No doubt you’ve encountered the disconnect between art one likes and art one enjoys; I mentioned it myself last Thursday. The basic principle here is that we might like something for its depth and complexity, but not enjoy it on a visceral level, or we might enjoy something viscerally without lauding its inherent structural mastery and societal influence, and of course overlap is frequent. It’s a simple concept, and I think we might benefit from complicating it a little. And when it comes to complicating things, you know I’m always up to the task.
I should note that I got this idea after hearing a talk by Mary Beth Oliver, whose work now represents to me what the empirical, quantitative study of art should do. You should dig up her recent work, if you have the means.

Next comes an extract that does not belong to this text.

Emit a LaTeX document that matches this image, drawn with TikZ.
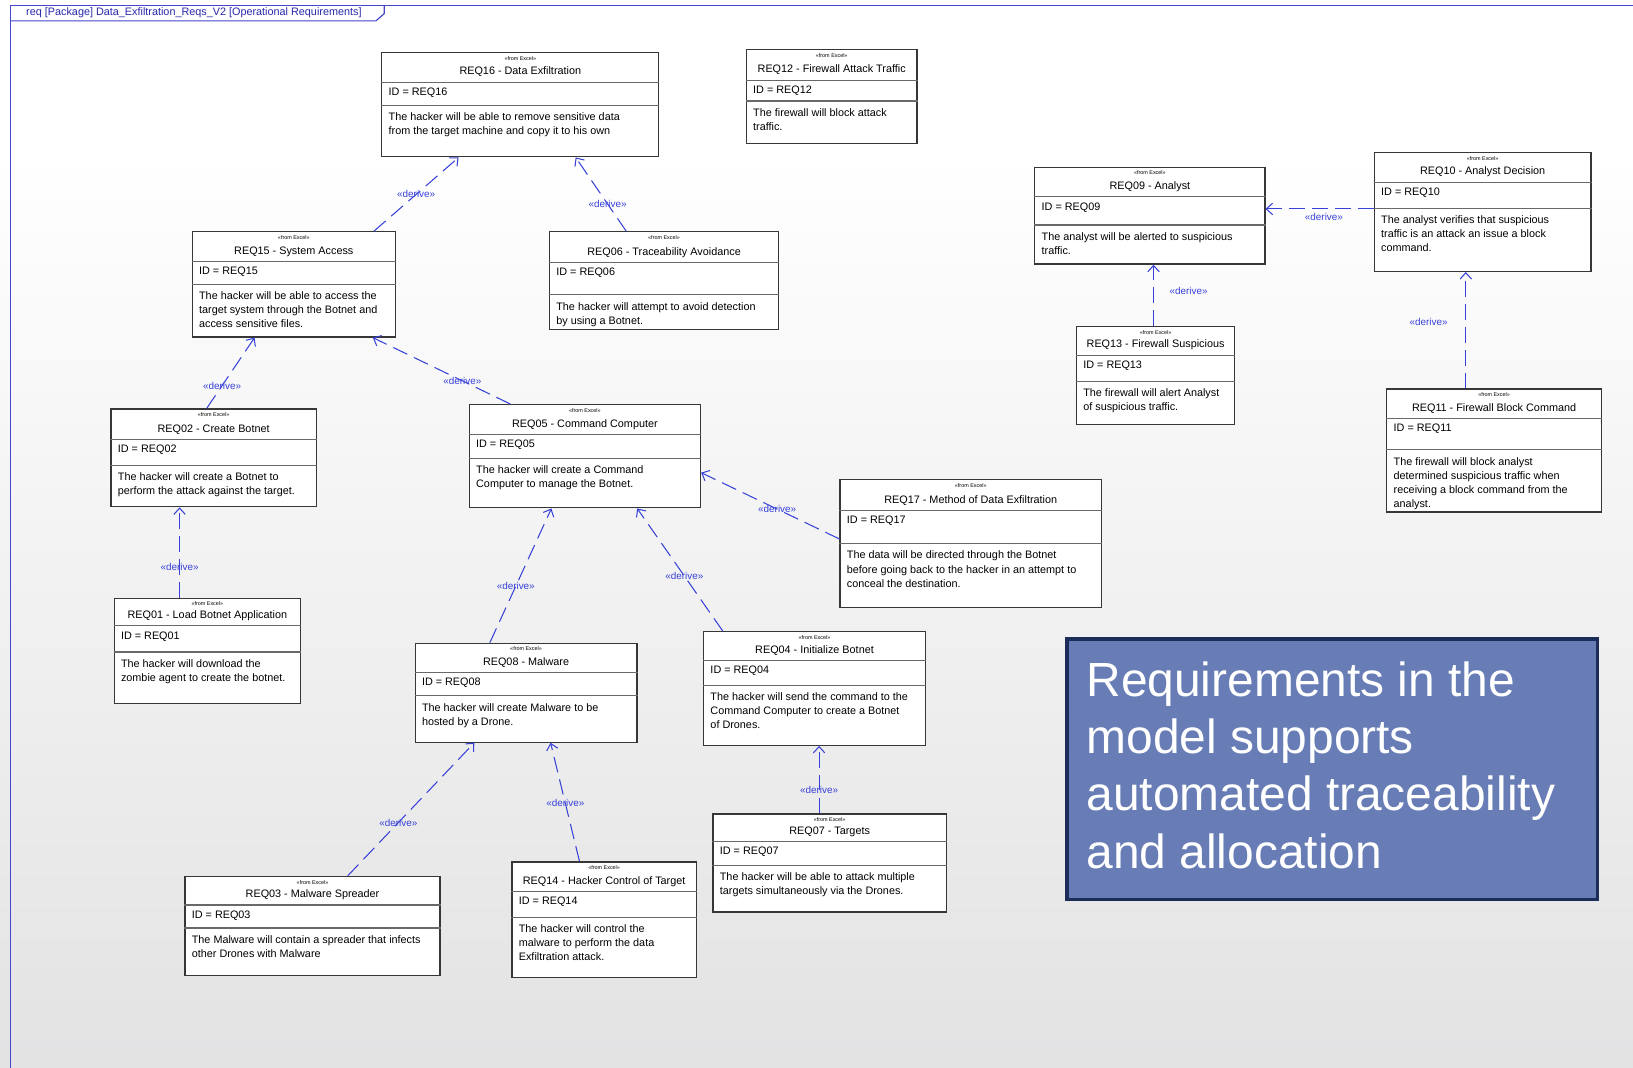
\documentclass[tikz,border=0pt]{standalone}
\usepackage{fontspec}
\setmainfont{Liberation Sans}
\usetikzlibrary{arrows.meta,calc}

\definecolor{framecol}{RGB}{70,70,205}
\definecolor{tabtext}{RGB}{40,40,170}
\definecolor{linkcol}{RGB}{55,65,215}
\definecolor{boxedge}{RGB}{55,55,55}
\definecolor{divcol}{RGB}{105,105,105}
\definecolor{calloutfill}{RGB}{104,125,182}
\definecolor{calloutedge}{RGB}{28,45,90}
\definecolor{bglow}{RGB}{210,210,212}

\pgfdeclareverticalshading{bgshade}{100bp}{color(0bp)=(bglow); color(68bp)=(white); color(100bp)=(white)}

\tikzset{
  reqframe/.style={draw=boxedge, fill=white, line width=1.2pt, anchor=north west, inner sep=0pt},
  divider/.style={draw=divcol, line width=1.1pt},
  stereo/.style={font=\fontsize{5.2}{6}\selectfont, inner sep=0pt},
  reqtitle/.style={font=\fontsize{10.4}{12}\selectfont, anchor=base, inner sep=0pt},
  reqid/.style={font=\fontsize{10.4}{12}\selectfont, anchor=west, inner sep=0pt},
  reqtext/.style={font=\fontsize{10.4}{13.5}\selectfont, anchor=north west, align=left, inner sep=0pt},
  derive/.style={draw=linkcol, line width=1pt, dash pattern=on 15pt off 7pt,
    -{Straight Barb[length=6pt,width=11pt]}},
  dlbl/.style={font=\fontsize{9.5}{10}\selectfont, text=linkcol, inner sep=1pt},
  callout/.style={draw=calloutedge, fill=calloutfill, line width=3pt, anchor=north west, inner sep=0pt},
  callouttext/.style={font=\fontsize{46}{55}\selectfont, text=white, anchor=north west, align=left, inner sep=0pt}
}

% \reqbox{name}{x,y}{width}{height}{first divider}{second divider}{title}{id}{text}
\newcommand{\reqbox}[9]{%
  \node[reqframe, minimum width=#3pt, minimum height=#4pt] (#1) at (#2) {};
  \draw[divider] ($(#1.north west)+(0,#5)$) -- ($(#1.north east)+(0,#5)$);
  \draw[divider] ($(#1.north west)+(0,#6)$) -- ($(#1.north east)+(0,#6)$);
  \node[stereo] at ($(#1.north)+(0,6)$) {«from Excel»};
  \node[reqtitle] at ($(#1.north)+(0,#5-7)$) {#7};
  \node[reqid] at ($(#1.north west)+(7,#5+10)$) {ID = #8};
  \node[reqtext] at ($(#1.north west)+(7,#6+7)$) {#9};
}

\begin{document}
\begin{tikzpicture}[x=1pt, y=-1pt]
\useasboundingbox (0,0) rectangle (1568,1025);
\shade[shading=bgshade] (0,0) rectangle (1568,1025);

% diagram frame and its name tab
\draw[framecol, line width=1.3pt] (1568,5) -- (10,5) -- (10,1025);
\draw[framecol, line width=1.1pt] (10,20) -- (361,20) -- (369,13) -- (369,5);
\node[font=\fontsize{10.4}{11}\selectfont, text=tabtext, anchor=west, inner sep=0pt] (tab) at (25,12.5)
  {req [Package] Data\_Exfiltration\_Reqs\_V2 [Operational Requirements]};

% requirement blocks
\reqbox{r16}{366,50}{266}{100}{29}{51}{REQ16 - Data Exfiltration}{REQ16}
  {The hacker will be able to remove sensitive data\\from the target machine and copy it to his own}
\reqbox{r12}{716,47}{164}{90}{30}{50}{REQ12 - Firewall Attack Traffic}{REQ12}
  {The firewall will block attack\\traffic.}
\reqbox{r15}{184,222}{195}{101}{29}{51}{REQ15 - System Access}{REQ15}
  {The hacker will be able to access the\\target system through the Botnet and\\access sensitive files.}
\reqbox{r06}{527,222}{220}{94}{30}{61}{REQ06 - Traceability Avoidance}{REQ06}
  {The hacker will attempt to avoid detection\\by using a Botnet.}
\reqbox{r09}{993,160}{221}{93}{29}{56}{REQ09 - Analyst}{REQ09}
  {The analyst will be alerted to suspicious\\traffic.}
\reqbox{r10}{1319,146}{208}{114}{29}{54}{REQ10 - Analyst Decision}{REQ10}
  {The analyst verifies that suspicious\\traffic is an attack an issue a block\\command.}
\reqbox{r13}{1033,313}{152}{94}{28}{53}{REQ13 - Firewall Suspicious}{REQ13}
  {The firewall will alert Analyst\\of suspicious traffic.}
\reqbox{r11}{1331,373}{206}{118}{29}{59}{REQ11 - Firewall Block Command}{REQ11}
  {The firewall will block analyst\\determined suspicious traffic when\\receiving a block command from the\\analyst.}
\reqbox{r02}{106,392}{197}{94}{30}{55}{REQ02 - Create Botnet}{REQ02}
  {The hacker will create a Botnet to\\perform the attack against the target.}
\reqbox{r05}{450,388}{222}{99}{29}{52}{REQ05 - Command Computer}{REQ05}
  {The hacker will create a Command\\Computer to manage the Botnet.}
\reqbox{r17}{806,460}{251}{123}{30}{62}{REQ17 - Method of Data Exfiltration}{REQ17}
  {The data will be directed through the Botnet\\before going back to the hacker in an attempt to\\conceal the destination.}
\reqbox{r01}{109,574}{179}{101}{27}{52}{REQ01 - Load Botnet Application}{REQ01}
  {The hacker will download the\\zombie agent to create the botnet.}
\reqbox{r08}{398,617}{213}{95}{29}{51}{REQ08 - Malware}{REQ08}
  {The hacker will create Malware to be\\hosted by a Drone.}
\reqbox{r04}{675,606}{213}{109}{28}{52}{REQ04 - Initialize Botnet}{REQ04}
  {The hacker will send the command to the\\Command Computer to create a Botnet\\of Drones.}
\reqbox{r07}{684,781}{224}{94}{27}{50}{REQ07 - Targets}{REQ07}
  {The hacker will be able to attack multiple\\targets simultaneously via the Drones.}
\reqbox{r03}{177,841}{245}{95}{28}{50}{REQ03 - Malware Spreader}{REQ03}
  {The Malware will contain a spreader that infects\\other Drones with Malware}
\reqbox{r14}{491,827}{177}{111}{29}{54}{REQ14 - Hacker Control of Target}{REQ14}
  {The hacker will control the\\malware to perform the data\\Exfiltration attack.}

% derive relations
\draw[derive] ($(r15.north west)!0.892!(r15.north east)$) -- node[dlbl, pos=0.5] {«derive»}
  ($(r16.south west)!0.278!(r16.south east)$);
\draw[derive] ($(r06.north west)!0.336!(r06.north east)$) -- node[dlbl, pos=0.37] {«derive»}
  ($(r16.south west)!0.699!(r16.south east)$);
\draw[derive] ($(r02.north west)!0.467!(r02.north east)$) -- node[dlbl, pos=0.32] {«derive»}
  ($(r15.south west)!0.308!(r15.south east)$);
\draw[derive] ($(r05.north west)!0.18!(r05.north east)$) -- node[dlbl, pos=0.35] {«derive»}
  ($(r15.south west)!0.887!(r15.south east)$);
\coordinate (c01) at ($(r01.north west)!0.352!(r01.north east)$);
\draw[derive] (c01) -- node[dlbl, pos=0.34] {«derive»} (c01 |- r02.south);
\draw[derive] ($(r17.north west)!0.463!(r17.south west)$) -- node[dlbl, pos=0.45] {«derive»}
  ($(r05.north east)!0.657!(r05.south east)$);
\draw[derive] ($(r08.north west)!0.338!(r08.north east)$) -- node[dlbl, pos=0.42] {«derive»}
  ($(r05.south west)!0.356!(r05.south east)$);
\draw[derive] ($(r04.north west)!0.089!(r04.north east)$) -- node[dlbl, pos=0.45] {«derive»}
  ($(r05.south west)!0.725!(r05.south east)$);
\draw[derive] ($(r03.north west)!0.637!(r03.north east)$) -- node[dlbl, pos=0.40] {«derive»}
  ($(r08.south west)!0.268!(r08.south east)$);
\draw[derive] ($(r14.north west)!0.367!(r14.north east)$) -- node[dlbl, pos=0.49] {«derive»}
  ($(r08.south west)!0.61!(r08.south east)$);
\coordinate (c07) at ($(r07.north west)!0.455!(r07.north east)$);
\draw[derive] (c07) -- node[dlbl, pos=0.35] {«derive»} (c07 |- r04.south);
\coordinate (c13) at ($(r13.north west)!0.487!(r13.north east)$);
\draw[derive] (c13) -- node[dlbl, pos=0.57, anchor=west, xshift=14pt] {«derive»} (c13 |- r09.south);
\coordinate (c10) at ($(r10.north west)!0.474!(r10.south west)$);
\draw[derive] (c10) -- node[dlbl, pos=0.46, below=3pt] {«derive»} (c10 -| r09.east);
\coordinate (c11) at ($(r11.north west)!0.369!(r11.north east)$);
\draw[derive] (c11) -- node[dlbl, pos=0.57, anchor=east, xshift=-16pt] {«derive»} (c11 |- r10.south);

% note
\node[callout, minimum width=509pt, minimum height=250pt] (note) at (1023,612) {};
\node[callouttext] at ($(note.north west)+(20,23)$)
  {Requirements in the\\model supports\\automated traceability\\and allocation};
\end{tikzpicture}
\end{document}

The typical like/enjoy graph would look like this:
The assumption here is that anything toward the bottom left is something you just don’t like much at all. I’d try to favor enjoyment, assuming that most people won’t choose media only because it’s “impressive” in some way, but I don’t suppose there’s much point in fundamentally weighting the graph to account for that.

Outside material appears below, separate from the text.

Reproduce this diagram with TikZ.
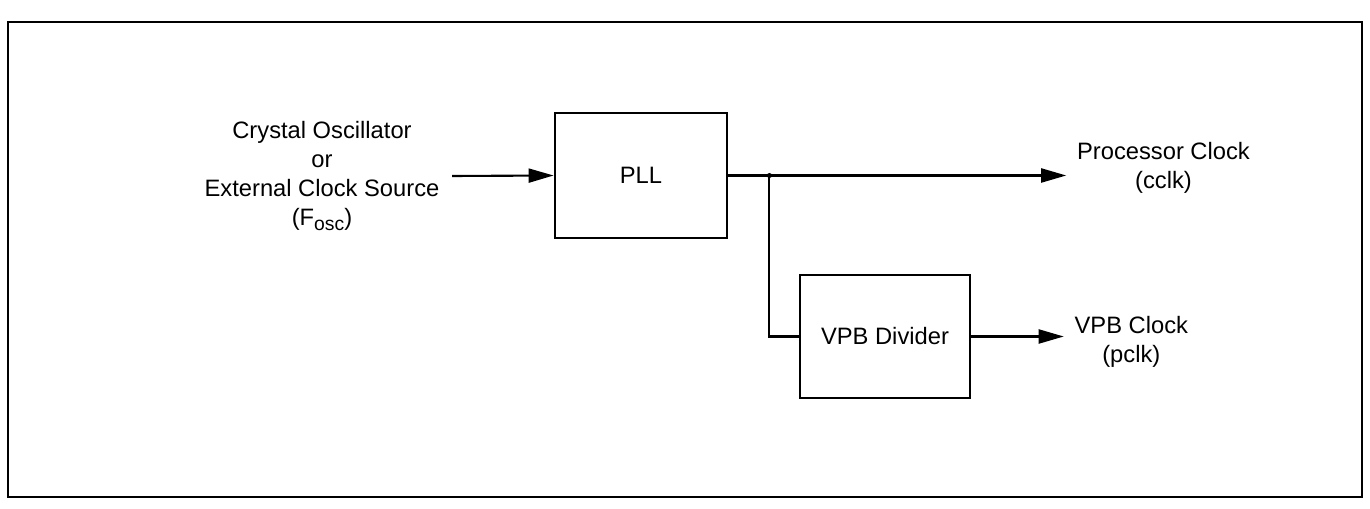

Problems arise when we consider that “enjoyment” may be too much of a catch-all. What does it mean? Pure, narcissistic enjoyment? Favoring good things over bad is not the only kind of enjoyment there is. What of catharsis? Or sympathy? The enjoyment spectrum may warrant a graph of its own.
“Appreciation” here is still a visceral response. But it’s a response that allows for the idea that unpleasant things can make for viscerally enjoyable art. I enjoy Hidamari Sketch and appreciate Bokurano, but I consider both entertaining on an emotional level.
I don’t suppose this notion will shock many of you; I’m assuming you aren’t crusaders against television and video games as purely narcissistic media, if you’ve happened upon one of my blogs (you probably wouldn’t even consider pure narcissistic enjoyment necessarily bad, nor would I). We already pay some attention to the nuances of enjoyment when charting our responses. But it may benefit us to consider how these nuances interact with the spectrum of “liking.”